-- Source excerpt start --
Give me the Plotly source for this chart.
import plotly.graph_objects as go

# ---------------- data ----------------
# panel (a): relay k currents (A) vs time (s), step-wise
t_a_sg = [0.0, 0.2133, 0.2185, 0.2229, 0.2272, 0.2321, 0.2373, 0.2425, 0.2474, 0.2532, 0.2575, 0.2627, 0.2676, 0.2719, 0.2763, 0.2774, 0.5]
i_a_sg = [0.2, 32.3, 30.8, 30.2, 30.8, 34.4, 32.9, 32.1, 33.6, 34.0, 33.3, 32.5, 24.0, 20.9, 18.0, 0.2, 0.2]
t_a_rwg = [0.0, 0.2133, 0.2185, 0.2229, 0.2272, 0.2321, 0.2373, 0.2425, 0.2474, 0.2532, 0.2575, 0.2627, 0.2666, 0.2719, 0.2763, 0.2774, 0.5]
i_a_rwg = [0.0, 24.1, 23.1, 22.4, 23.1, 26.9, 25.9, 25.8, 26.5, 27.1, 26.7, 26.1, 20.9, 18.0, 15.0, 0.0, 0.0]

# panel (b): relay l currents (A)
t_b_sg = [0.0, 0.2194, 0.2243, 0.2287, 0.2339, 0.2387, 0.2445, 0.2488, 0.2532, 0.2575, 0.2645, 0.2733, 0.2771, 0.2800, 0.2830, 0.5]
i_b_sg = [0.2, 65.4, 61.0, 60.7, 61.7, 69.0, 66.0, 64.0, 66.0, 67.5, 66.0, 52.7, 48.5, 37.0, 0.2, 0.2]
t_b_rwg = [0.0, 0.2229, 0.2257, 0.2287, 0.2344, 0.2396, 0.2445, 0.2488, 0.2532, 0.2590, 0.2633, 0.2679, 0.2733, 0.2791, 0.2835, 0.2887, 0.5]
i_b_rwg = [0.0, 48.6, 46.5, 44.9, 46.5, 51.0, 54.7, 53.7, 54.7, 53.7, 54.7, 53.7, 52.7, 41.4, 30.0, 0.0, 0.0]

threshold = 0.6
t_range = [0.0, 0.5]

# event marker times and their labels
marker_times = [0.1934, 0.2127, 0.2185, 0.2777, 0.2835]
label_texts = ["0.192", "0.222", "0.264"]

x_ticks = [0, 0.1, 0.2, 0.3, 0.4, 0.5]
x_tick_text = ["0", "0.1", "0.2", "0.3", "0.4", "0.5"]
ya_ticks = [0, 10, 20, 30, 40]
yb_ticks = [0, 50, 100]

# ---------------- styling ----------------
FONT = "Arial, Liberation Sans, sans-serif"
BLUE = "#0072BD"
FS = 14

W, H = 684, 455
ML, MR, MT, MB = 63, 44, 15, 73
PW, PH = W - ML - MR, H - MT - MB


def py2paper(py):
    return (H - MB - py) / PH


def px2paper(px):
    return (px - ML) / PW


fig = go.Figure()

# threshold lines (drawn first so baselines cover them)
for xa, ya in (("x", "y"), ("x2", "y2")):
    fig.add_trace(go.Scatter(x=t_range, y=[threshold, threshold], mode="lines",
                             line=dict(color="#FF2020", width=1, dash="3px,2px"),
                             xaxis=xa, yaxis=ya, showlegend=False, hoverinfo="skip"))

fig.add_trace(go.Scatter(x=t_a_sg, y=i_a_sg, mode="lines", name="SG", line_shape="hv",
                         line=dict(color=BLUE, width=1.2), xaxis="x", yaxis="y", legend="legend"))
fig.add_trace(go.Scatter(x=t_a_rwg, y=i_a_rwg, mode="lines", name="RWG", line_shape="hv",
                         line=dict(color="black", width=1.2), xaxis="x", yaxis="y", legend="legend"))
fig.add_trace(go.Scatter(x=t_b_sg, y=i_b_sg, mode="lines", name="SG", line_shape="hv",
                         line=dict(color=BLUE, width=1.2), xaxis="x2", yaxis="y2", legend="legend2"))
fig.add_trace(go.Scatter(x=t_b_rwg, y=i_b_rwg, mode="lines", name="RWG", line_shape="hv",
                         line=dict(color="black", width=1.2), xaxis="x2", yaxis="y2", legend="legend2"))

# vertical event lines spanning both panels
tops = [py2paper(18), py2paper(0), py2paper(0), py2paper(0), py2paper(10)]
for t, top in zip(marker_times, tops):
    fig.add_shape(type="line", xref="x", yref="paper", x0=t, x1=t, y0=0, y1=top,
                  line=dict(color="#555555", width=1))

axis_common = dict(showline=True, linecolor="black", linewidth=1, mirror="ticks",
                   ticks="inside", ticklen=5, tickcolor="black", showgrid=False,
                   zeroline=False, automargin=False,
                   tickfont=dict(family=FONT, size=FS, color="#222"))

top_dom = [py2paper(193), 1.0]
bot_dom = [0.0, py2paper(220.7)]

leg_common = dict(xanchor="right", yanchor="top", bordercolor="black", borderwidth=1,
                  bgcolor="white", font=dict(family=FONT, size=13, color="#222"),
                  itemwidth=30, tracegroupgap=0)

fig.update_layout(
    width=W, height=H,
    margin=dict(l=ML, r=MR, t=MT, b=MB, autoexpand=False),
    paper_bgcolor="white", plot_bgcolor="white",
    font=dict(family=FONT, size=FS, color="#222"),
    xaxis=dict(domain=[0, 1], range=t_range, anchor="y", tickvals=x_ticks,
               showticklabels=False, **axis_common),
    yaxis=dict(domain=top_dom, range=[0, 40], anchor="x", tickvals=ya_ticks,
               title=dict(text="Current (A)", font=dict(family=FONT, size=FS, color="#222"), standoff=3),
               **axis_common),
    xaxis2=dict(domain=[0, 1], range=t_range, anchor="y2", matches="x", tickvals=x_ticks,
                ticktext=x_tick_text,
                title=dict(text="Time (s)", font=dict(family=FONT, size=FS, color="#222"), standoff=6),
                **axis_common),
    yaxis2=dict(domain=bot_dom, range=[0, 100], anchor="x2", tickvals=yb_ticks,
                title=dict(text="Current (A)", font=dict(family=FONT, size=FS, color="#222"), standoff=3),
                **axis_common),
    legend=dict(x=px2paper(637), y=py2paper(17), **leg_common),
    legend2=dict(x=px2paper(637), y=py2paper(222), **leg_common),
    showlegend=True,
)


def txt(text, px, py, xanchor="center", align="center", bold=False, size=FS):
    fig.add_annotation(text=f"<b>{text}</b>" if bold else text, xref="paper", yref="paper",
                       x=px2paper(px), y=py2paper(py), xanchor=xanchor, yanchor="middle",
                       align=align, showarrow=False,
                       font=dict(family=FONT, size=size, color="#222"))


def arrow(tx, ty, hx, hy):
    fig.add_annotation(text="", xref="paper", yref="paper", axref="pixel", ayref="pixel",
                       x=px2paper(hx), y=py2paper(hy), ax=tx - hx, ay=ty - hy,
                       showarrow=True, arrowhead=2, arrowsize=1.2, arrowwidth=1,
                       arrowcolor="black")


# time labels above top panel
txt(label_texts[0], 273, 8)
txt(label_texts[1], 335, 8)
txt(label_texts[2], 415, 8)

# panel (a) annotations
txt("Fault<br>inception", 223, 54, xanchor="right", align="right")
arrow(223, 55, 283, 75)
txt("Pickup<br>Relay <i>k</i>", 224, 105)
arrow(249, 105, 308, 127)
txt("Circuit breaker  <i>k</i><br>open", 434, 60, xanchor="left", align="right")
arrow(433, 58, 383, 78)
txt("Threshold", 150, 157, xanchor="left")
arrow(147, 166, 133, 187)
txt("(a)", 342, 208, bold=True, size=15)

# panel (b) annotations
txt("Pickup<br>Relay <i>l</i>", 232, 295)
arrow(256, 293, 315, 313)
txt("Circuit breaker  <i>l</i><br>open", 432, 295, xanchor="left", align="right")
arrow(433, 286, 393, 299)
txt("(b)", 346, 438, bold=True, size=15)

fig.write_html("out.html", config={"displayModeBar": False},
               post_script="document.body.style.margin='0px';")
-- Source excerpt end --
## Work required
Give an exact repetition of all the material.

## Expected output
Give me the Plotly source for this chart.
import plotly.graph_objects as go

# ---------------- data ----------------
# panel (a): relay k currents (A) vs time (s), step-wise
t_a_sg = [0.0, 0.2133, 0.2185, 0.2229, 0.2272, 0.2321, 0.2373, 0.2425, 0.2474, 0.2532, 0.2575, 0.2627, 0.2676, 0.2719, 0.2763, 0.2774, 0.5]
i_a_sg = [0.2, 32.3, 30.8, 30.2, 30.8, 34.4, 32.9, 32.1, 33.6, 34.0, 33.3, 32.5, 24.0, 20.9, 18.0, 0.2, 0.2]
t_a_rwg = [0.0, 0.2133, 0.2185, 0.2229, 0.2272, 0.2321, 0.2373, 0.2425, 0.2474, 0.2532, 0.2575, 0.2627, 0.2666, 0.2719, 0.2763, 0.2774, 0.5]
i_a_rwg = [0.0, 24.1, 23.1, 22.4, 23.1, 26.9, 25.9, 25.8, 26.5, 27.1, 26.7, 26.1, 20.9, 18.0, 15.0, 0.0, 0.0]

# panel (b): relay l currents (A)
t_b_sg = [0.0, 0.2194, 0.2243, 0.2287, 0.2339, 0.2387, 0.2445, 0.2488, 0.2532, 0.2575, 0.2645, 0.2733, 0.2771, 0.2800, 0.2830, 0.5]
i_b_sg = [0.2, 65.4, 61.0, 60.7, 61.7, 69.0, 66.0, 64.0, 66.0, 67.5, 66.0, 52.7, 48.5, 37.0, 0.2, 0.2]
t_b_rwg = [0.0, 0.2229, 0.2257, 0.2287, 0.2344, 0.2396, 0.2445, 0.2488, 0.2532, 0.2590, 0.2633, 0.2679, 0.2733, 0.2791, 0.2835, 0.2887, 0.5]
i_b_rwg = [0.0, 48.6, 46.5, 44.9, 46.5, 51.0, 54.7, 53.7, 54.7, 53.7, 54.7, 53.7, 52.7, 41.4, 30.0, 0.0, 0.0]

threshold = 0.6
t_range = [0.0, 0.5]

# event marker times and their labels
marker_times = [0.1934, 0.2127, 0.2185, 0.2777, 0.2835]
label_texts = ["0.192", "0.222", "0.264"]

x_ticks = [0, 0.1, 0.2, 0.3, 0.4, 0.5]
x_tick_text = ["0", "0.1", "0.2", "0.3", "0.4", "0.5"]
ya_ticks = [0, 10, 20, 30, 40]
yb_ticks = [0, 50, 100]

# ---------------- styling ----------------
FONT = "Arial, Liberation Sans, sans-serif"
BLUE = "#0072BD"
FS = 14

W, H = 684, 455
ML, MR, MT, MB = 63, 44, 15, 73
PW, PH = W - ML - MR, H - MT - MB


def py2paper(py):
    return (H - MB - py) / PH


def px2paper(px):
    return (px - ML) / PW


fig = go.Figure()

# threshold lines (drawn first so baselines cover them)
for xa, ya in (("x", "y"), ("x2", "y2")):
    fig.add_trace(go.Scatter(x=t_range, y=[threshold, threshold], mode="lines",
                             line=dict(color="#FF2020", width=1, dash="3px,2px"),
                             xaxis=xa, yaxis=ya, showlegend=False, hoverinfo="skip"))

fig.add_trace(go.Scatter(x=t_a_sg, y=i_a_sg, mode="lines", name="SG", line_shape="hv",
                         line=dict(color=BLUE, width=1.2), xaxis="x", yaxis="y", legend="legend"))
fig.add_trace(go.Scatter(x=t_a_rwg, y=i_a_rwg, mode="lines", name="RWG", line_shape="hv",
                         line=dict(color="black", width=1.2), xaxis="x", yaxis="y", legend="legend"))
fig.add_trace(go.Scatter(x=t_b_sg, y=i_b_sg, mode="lines", name="SG", line_shape="hv",
                         line=dict(color=BLUE, width=1.2), xaxis="x2", yaxis="y2", legend="legend2"))
fig.add_trace(go.Scatter(x=t_b_rwg, y=i_b_rwg, mode="lines", name="RWG", line_shape="hv",
                         line=dict(color="black", width=1.2), xaxis="x2", yaxis="y2", legend="legend2"))

# vertical event lines spanning both panels
tops = [py2paper(18), py2paper(0), py2paper(0), py2paper(0), py2paper(10)]
for t, top in zip(marker_times, tops):
    fig.add_shape(type="line", xref="x", yref="paper", x0=t, x1=t, y0=0, y1=top,
                  line=dict(color="#555555", width=1))

axis_common = dict(showline=True, linecolor="black", linewidth=1, mirror="ticks",
                   ticks="inside", ticklen=5, tickcolor="black", showgrid=False,
                   zeroline=False, automargin=False,
                   tickfont=dict(family=FONT, size=FS, color="#222"))

top_dom = [py2paper(193), 1.0]
bot_dom = [0.0, py2paper(220.7)]

leg_common = dict(xanchor="right", yanchor="top", bordercolor="black", borderwidth=1,
                  bgcolor="white", font=dict(family=FONT, size=13, color="#222"),
                  itemwidth=30, tracegroupgap=0)

fig.update_layout(
    width=W, height=H,
    margin=dict(l=ML, r=MR, t=MT, b=MB, autoexpand=False),
    paper_bgcolor="white", plot_bgcolor="white",
    font=dict(family=FONT, size=FS, color="#222"),
    xaxis=dict(domain=[0, 1], range=t_range, anchor="y", tickvals=x_ticks,
               showticklabels=False, **axis_common),
    yaxis=dict(domain=top_dom, range=[0, 40], anchor="x", tickvals=ya_ticks,
               title=dict(text="Current (A)", font=dict(family=FONT, size=FS, color="#222"), standoff=3),
               **axis_common),
    xaxis2=dict(domain=[0, 1], range=t_range, anchor="y2", matches="x", tickvals=x_ticks,
                ticktext=x_tick_text,
                title=dict(text="Time (s)", font=dict(family=FONT, size=FS, color="#222"), standoff=6),
                **axis_common),
    yaxis2=dict(domain=bot_dom, range=[0, 100], anchor="x2", tickvals=yb_ticks,
                title=dict(text="Current (A)", font=dict(family=FONT, size=FS, color="#222"), standoff=3),
                **axis_common),
    legend=dict(x=px2paper(637), y=py2paper(17), **leg_common),
    legend2=dict(x=px2paper(637), y=py2paper(222), **leg_common),
    showlegend=True,
)


def txt(text, px, py, xanchor="center", align="center", bold=False, size=FS):
    fig.add_annotation(text=f"<b>{text}</b>" if bold else text, xref="paper", yref="paper",
                       x=px2paper(px), y=py2paper(py), xanchor=xanchor, yanchor="middle",
                       align=align, showarrow=False,
                       font=dict(family=FONT, size=size, color="#222"))


def arrow(tx, ty, hx, hy):
    fig.add_annotation(text="", xref="paper", yref="paper", axref="pixel", ayref="pixel",
                       x=px2paper(hx), y=py2paper(hy), ax=tx - hx, ay=ty - hy,
                       showarrow=True, arrowhead=2, arrowsize=1.2, arrowwidth=1,
                       arrowcolor="black")


# time labels above top panel
txt(label_texts[0], 273, 8)
txt(label_texts[1], 335, 8)
txt(label_texts[2], 415, 8)

# panel (a) annotations
txt("Fault<br>inception", 223, 54, xanchor="right", align="right")
arrow(223, 55, 283, 75)
txt("Pickup<br>Relay <i>k</i>", 224, 105)
arrow(249, 105, 308, 127)
txt("Circuit breaker  <i>k</i><br>open", 434, 60, xanchor="left", align="right")
arrow(433, 58, 383, 78)
txt("Threshold", 150, 157, xanchor="left")
arrow(147, 166, 133, 187)
txt("(a)", 342, 208, bold=True, size=15)

# panel (b) annotations
txt("Pickup<br>Relay <i>l</i>", 232, 295)
arrow(256, 293, 315, 313)
txt("Circuit breaker  <i>l</i><br>open", 432, 295, xanchor="left", align="right")
arrow(433, 286, 393, 299)
txt("(b)", 346, 438, bold=True, size=15)

fig.write_html("out.html", config={"displayModeBar": False},
               post_script="document.body.style.margin='0px';")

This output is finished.